Geraldine was lit to show soft, flattering light. This was the classic “butterfly light” with a large diffuse light directly above and in front of the subject, a reflector below to open up the shadows a bit, and then hair light and background light applied to create separation of the subject from the background.

Geraldine W.
Geraldine W.

The shot of Matthew was done to demonstrate that “edge lighting” look you often see in sports photos of young athletes in shoe commercials. Obviously Matthew is no longer a high-school football player, but the look is very masculine and rugged and it works well on him. This was accomplished with two equal-powered heads in soft boxes, placed behind the sitter, at 45 degree angles to the subject-camera axis, and then adding in a little fill in the front so his face wouldn’t get lost.

Matthew F.
Matthew F.

The final photo of the day is our group shot. That’s me in the center, if you’re wondering. My fourth student in the class was Leslie, who is the one hiding behind Matthew’s shoulder.

Studio Lighting Class
Studio Lighting Class

All individual portraits were done with a Tele-Rolleiflex and the Rolleinar 0.35 close-up adapter, on Kodak Ektar 100 color film. The two black-and-white images were converted from Photoshop. Ektar is a good portrait film in natural light, I’ve decided, but for studio portraiture, Portra 160 is better.

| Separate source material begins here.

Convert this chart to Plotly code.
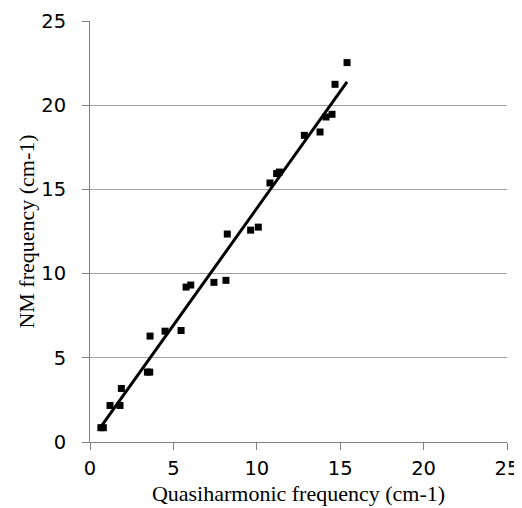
import numpy as np
import plotly.graph_objects as go

# Data
qh_freq = [0.65, 0.80, 1.20, 1.80, 1.88, 3.44, 3.58, 3.60, 4.50, 5.46,
           5.76, 6.04, 7.43, 8.15, 8.23, 9.63, 10.09, 10.79, 11.19, 11.35,
           12.85, 13.79, 14.15, 14.51, 14.69, 15.41]
nm_freq = [0.85, 0.85, 2.17, 2.17, 3.18, 4.15, 4.15, 6.29, 6.58, 6.62,
           9.20, 9.32, 9.48, 9.60, 12.35, 12.58, 12.76, 15.38, 15.94, 16.03,
           18.21, 18.41, 19.30, 19.46, 21.24, 22.53]
tick_vals = [0, 5, 10, 15, 20, 25]

# Linear trendline (least squares)
slope, intercept = np.polyfit(qh_freq, nm_freq, 1)
fit_x = [min(qh_freq), max(qh_freq)]
fit_y = [slope * v + intercept for v in fit_x]

fig = go.Figure()
fig.add_trace(go.Scatter(x=fit_x, y=fit_y, mode="lines",
                         line=dict(color="black", width=3), hoverinfo="skip"))
fig.add_trace(go.Scatter(x=qh_freq, y=nm_freq, mode="markers",
                         marker=dict(symbol="square", size=7, color="black")))

fig.update_layout(
    width=522, height=508,
    margin=dict(l=82, r=23, t=13, b=74),
    paper_bgcolor="white", plot_bgcolor="white",
    showlegend=False,
    font=dict(family="DejaVu Sans", color="black"),
)
fig.update_xaxes(
    range=[0, 25], tickvals=tick_vals, showgrid=False, zeroline=False,
    automargin=False,
    showline=True, linecolor="#808080", linewidth=1,
    ticks="outside", ticklen=7, tickcolor="#808080",
    ticklabelstandoff=2,
    tickfont=dict(family="DejaVu Sans", size=19.5, color="black"),
    title=dict(text="Quasiharmonic frequency (cm-1)",
               font=dict(family="Liberation Serif", size=22, color="black"),
               standoff=6),
)
fig.update_yaxes(
    range=[0, 25], tickvals=tick_vals, showgrid=True, gridcolor="#a0a0a0",
    gridwidth=1, zeroline=False,
    automargin=False,
    showline=True, linecolor="#808080", linewidth=1,
    ticks="outside", ticklen=7, tickcolor="#808080",
    ticklabelstandoff=12,
    tickfont=dict(family="DejaVu Sans", size=19.5, color="black"),
    title=dict(text="NM frequency (cm-1)",
               font=dict(family="Liberation Serif", size=22, color="black"),
               standoff=0),
)

fig.write_html("out.html")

Panoramas of the Colosseum, Rome

Photographing the Colosseum was one of the primary reasons I brought the Belair X/6-12. I knew already that I wanted to take panoramic shots of the building, as just about anything else aspect ratio-wise was not going to do the place justice. I think (I hope, anyway) that these give you somewhat of a sense of the scale of the building – it sits in a large open plaza and is every bit as large as a modern American Football stadium, seating somewhere in excess of 50,000 people. A testament to its architectural genius is that the entire stadium could be emptied in a matter of minutes.

Colosseum Panorama
Colosseum Panorama

These views depict the outer curtain wall, of which only a fraction remains. In fact, almost 2/3 of the original stadium and its decorations are gone – the columns, marble seats, wooden flooring and doors and bronze and gold decorations are all lost to the ravages of earthquakes, vandals, fires, and architectural re-purposing.

Colosseum Panorama
Colosseum Panorama

An astounding fact about the outer curtain wall – there is NO mortar used in its construction. The entire edifice was assembled and held together by iron bow-tie shaped clamps interconnecting each block.